The Federal Trade Commission (FTC) recently announced a ban on noncompete agreements for all nonprofit businesses. FTC Chair Lina M. Khan stated, “Noncompete clauses keep wages low, suppress new ideas, and rob the American economy of dynamism, including from the more than 8,500 new startups that would be created a year once noncompetes are banned.” However, the ban has been met with criticism from some businesses, who argue that it will make it more difficult to protect their intellectual property and trade secrets. 


Many clients have reached out to me wondering what this means for them, and the answer - like every answer from an attorney - is “it depends.”


It's important to note that this ban does not go into effect immediately. It is set to go live August 2024, but the current challenges being brought against the ban by several states could influence when (or if) the ban becomes effective. The ban is meant to protect employees and independent contractors. The ban does not apply to nonprofit organizations, existing senior executive agreements (but employers will not be able to enter into new noncompetes for senior executives), or to the sale of a business. 


For business owners who hire employees or independent contractors, this ban on noncompetes could make it more difficult to recruit and retain top talent. If employees know they can leave their jobs without being bound by a noncompete clause, they may be less likely to accept positions with businesses that have restrictive noncompete agreements. They may more easily negotiate higher salaries and terminate employment with your company. 


For dentists purchasing or selling a dental practice, the FTC's ban on noncompetes has an important implication. For buyers, it may mean that associates or staff currently working at the practice could leave after the purchase and sale and work at a competitor nearby, potentially drawing patients to them. It would be important to ensure there is at least a well-drafted nonsolicitation agreement in place restricting an associate or staff member from soliciting patients of the practice. 

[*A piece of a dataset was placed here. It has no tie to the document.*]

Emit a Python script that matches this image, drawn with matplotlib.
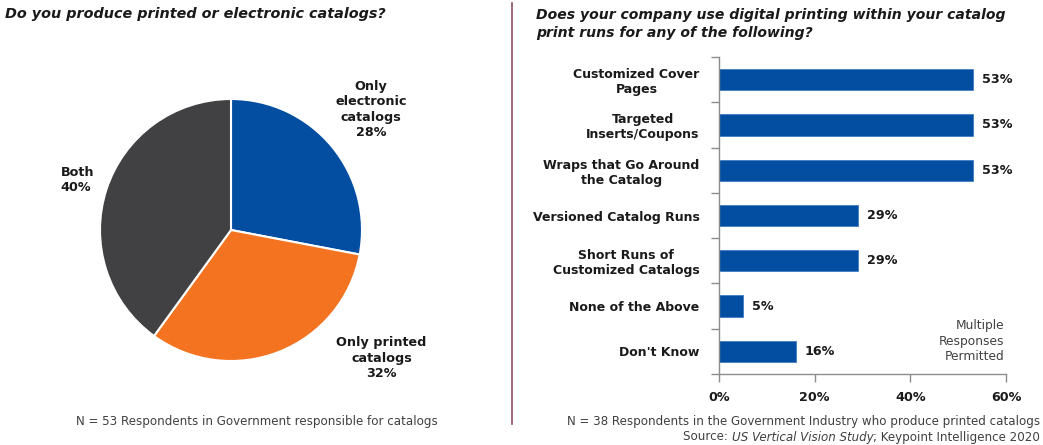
import matplotlib
matplotlib.use("Agg")
import matplotlib.pyplot as plt
from matplotlib.lines import Line2D

# Pie: catalog format
pie_labels = ["Only\nelectronic\ncatalogs", "Only printed\ncatalogs", "Both"]
pie_values = [28, 32, 40]
pie_colors = ["#044EA2", "#F37321", "#414042"]

# Bars: digital printing uses
bar_categories = [
    "Customized Cover\nPages",
    "Targeted\nInserts/Coupons",
    "Wraps that Go Around\nthe Catalog",
    "Versioned Catalog Runs",
    "Short Runs of\nCustomized Catalogs",
    "None of the Above",
    "Don't Know",
]
bar_values = [53, 53, 53, 29, 29, 5, 16]
x_ticks = [0, 20, 40, 60]

BLUE = "#044EA2"
TEXT = "#1A1A1A"
GRAY = "#404040"
AXIS = "#8C8C8C"

W, H = 1043, 445
fig = plt.figure(figsize=(W / 100, H / 100), dpi=100)
fig.patch.set_facecolor("white")
plt.rcParams["font.family"] = ["DejaVu Sans"]


def fx(px):
    return px / W


def fy(py):
    return 1 - py / H


# ---- Pie chart ----
cx, cy, r = 231, 230, 131
ax_pie = fig.add_axes([fx(cx - r), fy(cy + r), 2 * r / W, 2 * r / H])
ax_pie.pie(pie_values, colors=pie_colors, startangle=90, counterclock=False,
           radius=1.0, wedgeprops=dict(edgecolor="white", linewidth=1.5))
ax_pie.set_xlim(-1, 1)
ax_pie.set_ylim(-1, 1)
ax_pie.axis("off")

label_pos = [(1.07, 0.92, "center"), (1.15, -0.98, "center"), (-1.30, 0.38, "left")]
for lab, val, (lx, ly, ha) in zip(pie_labels, pie_values, label_pos):
    ax_pie.text(lx, ly, f"{lab}\n{val}%", ha=ha, va="center", multialignment=ha,
                fontsize=9.2, fontweight="bold", color=TEXT, linespacing=1.25,
                clip_on=False)

fig.text(fx(5), fy(14), "Do you produce printed or electronic catalogs?",
         fontsize=10.4, fontweight="bold", fontstyle="italic", color=TEXT,
         ha="left", va="center")
fig.text(fx(257), fy(421), "N = 53 Respondents in Government responsible for catalogs",
         fontsize=8.6, color=GRAY, ha="center", va="center")

# Divider between the two panels
fig.add_artist(Line2D([fx(512), fx(512)], [fy(3), fy(424)], color="#8E4B66",
                      linewidth=1.2, transform=fig.transFigure))

# ---- Bar chart ----
ax = fig.add_axes([fx(719), fy(374), fx(1006) - fx(719), (374 - 57) / H])
ypos = list(range(len(bar_categories)))
ax.barh(ypos, bar_values, height=0.47, color=BLUE, edgecolor="#3F7CC4", linewidth=0.6)
for y, v in zip(ypos, bar_values):
    ax.text(v + 1.9, y, f"{v}%", ha="left", va="center", fontsize=9.2,
            fontweight="bold", color=TEXT)

ax.set_xlim(0, 60)
ax.set_ylim(len(bar_categories) - 0.5, -0.5)
ax.set_xticks(x_ticks)
ax.set_xticklabels([f"{t}%" for t in x_ticks], fontsize=9.2, fontweight="bold", color=TEXT)
ax.set_yticks(ypos)
ax.set_yticklabels(bar_categories, fontsize=9, fontweight="bold", color=TEXT,
                   multialignment="center")
ax.set_yticks([i - 0.5 for i in range(len(bar_categories) + 1)], minor=True)
ax.tick_params(axis="y", which="major", length=0, pad=14)
ax.tick_params(axis="y", which="minor", length=6, color=AXIS, width=1)
ax.tick_params(axis="x", which="major", length=6, color=AXIS, width=1, pad=6)
for side in ("top", "right"):
    ax.spines[side].set_visible(False)
for side in ("left", "bottom"):
    ax.spines[side].set_color(AXIS)
    ax.spines[side].set_linewidth(1)

fig.text(fx(1004), fy(341), "Multiple\nResponses\nPermitted", ha="right", va="center",
         multialignment="right", fontsize=8.8, color=GRAY, linespacing=1.2)

fig.text(fx(536), fy(15), "Does your company use digital printing within your catalog",
         fontsize=10.1, fontweight="bold", fontstyle="italic", color=TEXT,
         ha="left", va="center")
fig.text(fx(536), fy(33), "print runs for any of the following?",
         fontsize=10.1, fontweight="bold", fontstyle="italic", color=TEXT,
         ha="left", va="center")

fig.text(fx(1040), fy(421), "N = 38 Respondents in the Government Industry who produce printed catalogs",
         fontsize=8.6, color=GRAY, ha="right", va="center")

# Source line: plain / italic study name / plain, laid end to end from the right
src_a = "Source: "
src_b = "US Vertical Vision Study"
src_c = "; Keypoint Intelligence 2020"
t_c = fig.text(fx(1040), fy(437), src_c, fontsize=8.6, color=GRAY, ha="right", va="center")
fig.canvas.draw()
renderer = fig.canvas.get_renderer()
bb = t_c.get_window_extent(renderer)
t_b = fig.text(bb.x0 / W, fy(437), src_b, fontsize=8.6, fontstyle="italic", color=GRAY,
               ha="right", va="center")
bb2 = t_b.get_window_extent(renderer)
fig.text(bb2.x0 / W, fy(437), src_a, fontsize=8.6, color=GRAY, ha="right", va="center")

fig.savefig("out.png", dpi=100, facecolor="white")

Sellers of businesses and dental practices can still be bound by noncompete provisions. It seems the FTC agrees that it is important to protect the buyer’s investment in a new business or practice.


Despite this ban, there are still contract provisions business and practice owners can include in their employment contracts to protect their businesses. Nonsoliciation clauses, as long as they are carefully drafted, can often be used in lieu of noncompete clauses. If drafted carefully, nonsolicitation clauses will prevent workers from poaching your clients, customers, patients, employees, and contractors when they leave. Additionally, every employment agreement should have Confidentiality and Non-Disclosure (NDA) provisions, which protect any proprietary and other sensitive information.


In light of the FTC's new rule, our approach to handling small business and dental practice purchases and sales remains unchanged. We will continue to include noncompete clauses in the purchase agreements for sellers of dental practices. These clauses are essential for ensuring that the new owners can operate without competition from the previous owner, thereby securing the value of their newly acquired business.


As we monitor the developments around this new FTC rule, we remain committed to providing our clients with the most current and relevant legal advice. Our priority continues to be safeguarding and protecting your interests.